**DIRECTION**
Lines containing the string "this" are to be collected in full.

***** SUPPLIED RECORDS

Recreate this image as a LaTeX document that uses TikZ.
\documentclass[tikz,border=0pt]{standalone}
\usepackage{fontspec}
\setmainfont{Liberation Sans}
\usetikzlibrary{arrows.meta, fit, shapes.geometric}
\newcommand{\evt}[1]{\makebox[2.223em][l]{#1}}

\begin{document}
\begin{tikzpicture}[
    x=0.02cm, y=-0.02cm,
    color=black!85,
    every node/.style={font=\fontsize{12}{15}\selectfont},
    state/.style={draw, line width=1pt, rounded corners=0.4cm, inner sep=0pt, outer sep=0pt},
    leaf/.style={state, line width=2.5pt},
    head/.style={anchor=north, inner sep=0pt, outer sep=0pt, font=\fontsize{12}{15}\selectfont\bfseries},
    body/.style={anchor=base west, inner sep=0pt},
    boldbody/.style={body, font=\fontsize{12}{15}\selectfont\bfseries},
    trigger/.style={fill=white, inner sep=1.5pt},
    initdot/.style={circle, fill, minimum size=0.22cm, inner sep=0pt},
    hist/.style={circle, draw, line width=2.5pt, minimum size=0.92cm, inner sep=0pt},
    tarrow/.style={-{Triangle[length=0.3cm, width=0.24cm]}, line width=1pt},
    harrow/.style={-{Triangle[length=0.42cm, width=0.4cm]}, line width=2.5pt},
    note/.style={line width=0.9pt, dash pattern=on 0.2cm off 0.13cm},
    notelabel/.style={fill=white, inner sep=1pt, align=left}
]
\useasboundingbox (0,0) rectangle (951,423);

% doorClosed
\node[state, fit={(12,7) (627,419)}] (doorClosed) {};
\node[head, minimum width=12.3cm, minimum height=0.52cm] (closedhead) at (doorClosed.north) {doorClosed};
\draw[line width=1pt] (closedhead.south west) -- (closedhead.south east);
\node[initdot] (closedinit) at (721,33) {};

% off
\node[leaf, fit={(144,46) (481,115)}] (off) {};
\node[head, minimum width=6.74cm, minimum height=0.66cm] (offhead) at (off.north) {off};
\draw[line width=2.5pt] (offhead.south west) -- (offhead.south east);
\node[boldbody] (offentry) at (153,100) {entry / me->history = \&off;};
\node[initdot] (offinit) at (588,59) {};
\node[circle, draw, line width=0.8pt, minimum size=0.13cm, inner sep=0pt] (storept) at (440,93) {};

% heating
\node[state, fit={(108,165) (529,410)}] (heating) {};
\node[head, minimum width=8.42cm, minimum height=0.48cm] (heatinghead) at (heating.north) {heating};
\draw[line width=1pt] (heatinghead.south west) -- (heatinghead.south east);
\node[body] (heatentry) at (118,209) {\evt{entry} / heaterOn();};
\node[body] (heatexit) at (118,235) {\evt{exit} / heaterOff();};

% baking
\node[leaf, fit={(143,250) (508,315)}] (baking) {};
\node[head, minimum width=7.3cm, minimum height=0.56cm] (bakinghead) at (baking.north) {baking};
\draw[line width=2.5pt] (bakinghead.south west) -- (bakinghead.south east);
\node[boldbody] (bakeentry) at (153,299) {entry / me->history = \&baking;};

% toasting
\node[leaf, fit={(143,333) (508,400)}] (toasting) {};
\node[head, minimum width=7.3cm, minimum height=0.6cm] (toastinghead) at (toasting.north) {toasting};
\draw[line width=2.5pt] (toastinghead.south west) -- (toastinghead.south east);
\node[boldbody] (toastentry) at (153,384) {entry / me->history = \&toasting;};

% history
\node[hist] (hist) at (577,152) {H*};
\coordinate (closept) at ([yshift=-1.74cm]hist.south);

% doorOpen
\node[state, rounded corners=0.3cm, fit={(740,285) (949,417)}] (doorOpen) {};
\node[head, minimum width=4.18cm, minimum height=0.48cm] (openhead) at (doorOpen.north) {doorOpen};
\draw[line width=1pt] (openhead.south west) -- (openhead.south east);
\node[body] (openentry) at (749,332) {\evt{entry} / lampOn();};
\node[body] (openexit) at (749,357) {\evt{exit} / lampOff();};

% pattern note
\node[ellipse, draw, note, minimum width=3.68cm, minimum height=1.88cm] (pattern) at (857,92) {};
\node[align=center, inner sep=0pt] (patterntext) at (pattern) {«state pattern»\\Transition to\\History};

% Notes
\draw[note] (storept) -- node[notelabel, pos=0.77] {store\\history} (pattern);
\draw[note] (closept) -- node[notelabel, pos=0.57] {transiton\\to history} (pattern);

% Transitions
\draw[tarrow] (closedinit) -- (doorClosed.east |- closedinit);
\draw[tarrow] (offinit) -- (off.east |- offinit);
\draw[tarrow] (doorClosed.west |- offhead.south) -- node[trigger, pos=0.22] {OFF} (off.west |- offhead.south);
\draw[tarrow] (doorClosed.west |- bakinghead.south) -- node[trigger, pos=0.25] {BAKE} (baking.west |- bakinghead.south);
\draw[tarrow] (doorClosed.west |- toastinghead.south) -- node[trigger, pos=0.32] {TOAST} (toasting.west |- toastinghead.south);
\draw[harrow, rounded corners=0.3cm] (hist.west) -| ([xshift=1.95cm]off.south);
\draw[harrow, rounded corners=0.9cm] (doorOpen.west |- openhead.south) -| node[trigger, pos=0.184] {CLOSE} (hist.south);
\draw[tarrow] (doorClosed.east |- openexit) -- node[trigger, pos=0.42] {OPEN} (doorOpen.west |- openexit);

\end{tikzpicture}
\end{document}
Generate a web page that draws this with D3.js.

**********

**PROBLEM SOLUTION**
Recreate this image as a LaTeX document that uses TikZ.
Generate a web page that draws this with D3.js.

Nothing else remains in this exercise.